Once vaccinated, CU Boulder faculty, staff and students should continue to follow campus health and safety guidelines as they pertain to masks, physical distancing, etc.
However, within groups of those who have been vaccinated (14 days after the second dose), it is entirely reasonable to relax some of those pre-vaccine precautions. For example, a small indoor gathering without masks would be a low-risk activity when amongst a group of fully vaccinated individuals. Visiting family members who are also vaccinated would be another reasonable activity—and one that we are all longing for.
When will students, staff and faculty at CU Boulder be able to get vaccinated?

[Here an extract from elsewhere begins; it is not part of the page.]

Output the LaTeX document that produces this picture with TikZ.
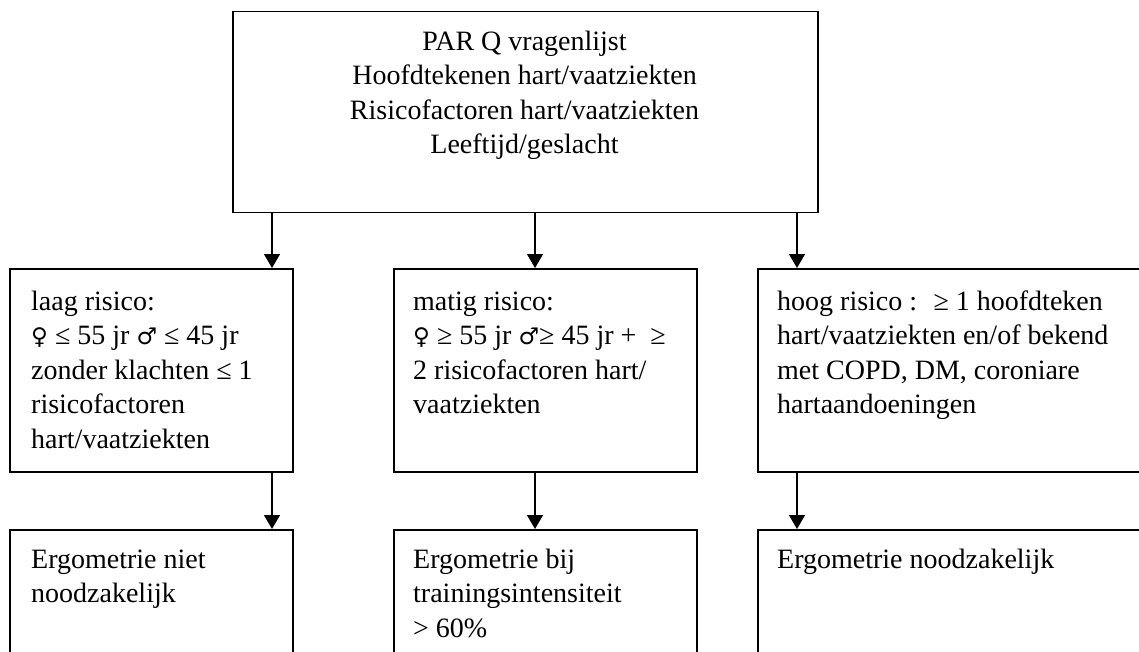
\documentclass[tikz,border=0pt]{standalone}
\usepackage{fontspec}
\setmainfont{Liberation Serif}
\newfontfamily\gsymfont{DejaVu Sans}
\usetikzlibrary{arrows.meta}
% fixed height for the first line of every text block
\newcommand\hdstrut{\rule{0pt}{22pt}}
% gender signs, set a little larger than the serif face provides
\newcommand\fem{{\gsymfont\fontsize{23}{34.5}\selectfont ♀}}
\newcommand\mal{{\gsymfont\fontsize{23}{34.5}\selectfont ♂}}
\begin{document}
\begin{tikzpicture}[x=1pt,y=-1pt,
  box/.style={draw, line width=1.5pt, rectangle, inner sep=0pt, anchor=north west},
  txt/.style={inner sep=0pt, align=left, anchor=north west, font=\fontsize{28}{34.5}\selectfont},
  ctxt/.style={inner sep=0pt, align=center, anchor=north, font=\fontsize{28}{34.5}\selectfont},
  arr/.style={line width=1.5pt, -{Triangle[width=16pt,length=14pt]}}]
\useasboundingbox (0,0) rectangle (1139,652);
\clip (0,0) rectangle (1139,652);

% arrow columns
\coordinate (cA) at (272,0);
\coordinate (cB) at (535,0);
\coordinate (cC) at (797,0);

% top box
\node[box, minimum width=585pt, minimum height=201pt] (top) at (232,11) {};
\node[ctxt] (toptext) at (524.5,28) {\hdstrut PAR Q vragenlijst\\
  Hoofdtekenen hart/vaatziekten\\
  Risicofactoren hart/vaatziekten\\
  Leeftijd/geslacht};

% risk boxes
\node[box, minimum width=283pt, minimum height=203pt] (midL) at (9,268) {};
\node[box, minimum width=303pt, minimum height=203pt] (midM) at (393,268) {};
\node[box, minimum width=500pt, minimum height=203pt] (midR) at (757,268) {};

\node[txt] (midLtext) at (31,288) {\hdstrut laag risico:\\
  \fem\ ≤ 55 jr \mal\ ≤ 45 jr\\
  zonder klachten ≤ 1\\
  risicofactoren\\
  hart/vaatziekten};
\node[txt] (midMtext) at (413,288) {\hdstrut matig risico:\\
  \fem\ ≥ 55 jr \mal≥ 45 jr + \ ≥\\
  2 risicofactoren hart/\\
  vaatziekten};
\node[txt] (midRtext) at (777,288) {\hdstrut hoog risico : \ ≥ 1 hoofdteken\\
  hart/vaatziekten en/of bekend\\
  met COPD, DM, coroniare\\
  hartaandoeningen};

% ergometry boxes
\node[box, minimum width=283pt, minimum height=200pt] (botL) at (9,529) {};
\node[box, minimum width=303pt, minimum height=200pt] (botM) at (393,529) {};
\node[box, minimum width=500pt, minimum height=200pt] (botR) at (757,529) {};

\node[txt] (botLtext) at (31,546) {\hdstrut Ergometrie niet\\
  noodzakelijk};
\node[txt] (botMtext) at (413,546) {\hdstrut Ergometrie bij\\
  trainingsintensiteit\\
  > 60\%};
\node[txt] (botRtext) at (777,546) {\hdstrut Ergometrie noodzakelijk};

% connectors
\draw[arr] (top.south -| cA) -- (midL.north -| cA);
\draw[arr] (top.south -| cB) -- (midM.north -| cB);
\draw[arr] (top.south -| cC) -- (midR.north -| cC);
\draw[arr] (midL.south -| cA) -- (botL.north -| cA);
\draw[arr] (midM.south -| cB) -- (botM.north -| cB);
\draw[arr] (midR.south -| cC) -- (botR.north -| cC);
\end{tikzpicture}
\end{document}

We have been able to vaccinate a number of our frontline health care workers and will continue to expand access as supply chain and prioritization allows. We are hopeful we can begin widespread vaccinations before the end of spring semester 2021.
What do you forecast for the next few months as far as the pandemic goes?
When you start getting past May and into June, we are going to enter a very new phase of this pandemic. Our hospitals will be emptied of COVID patients as we continue to vaccinate our most vulnerable. COVID deaths will be plummetingbecause over 60% of the population, largely adults who are at higher risk, will have protection from disease. My prediction is that the summer of 2021 will look a lot more like the summer of 2019 than the summer of 2020.
How will this pandemic end?
We have about 200 circulating respiratory viruses in the world, and it’s possible that SARS COV-2 will just become one of the many. However, through natural and vaccine-induced immunity, infections are likely to be mild and indistinguishable from other “common cold” coronavirus infections.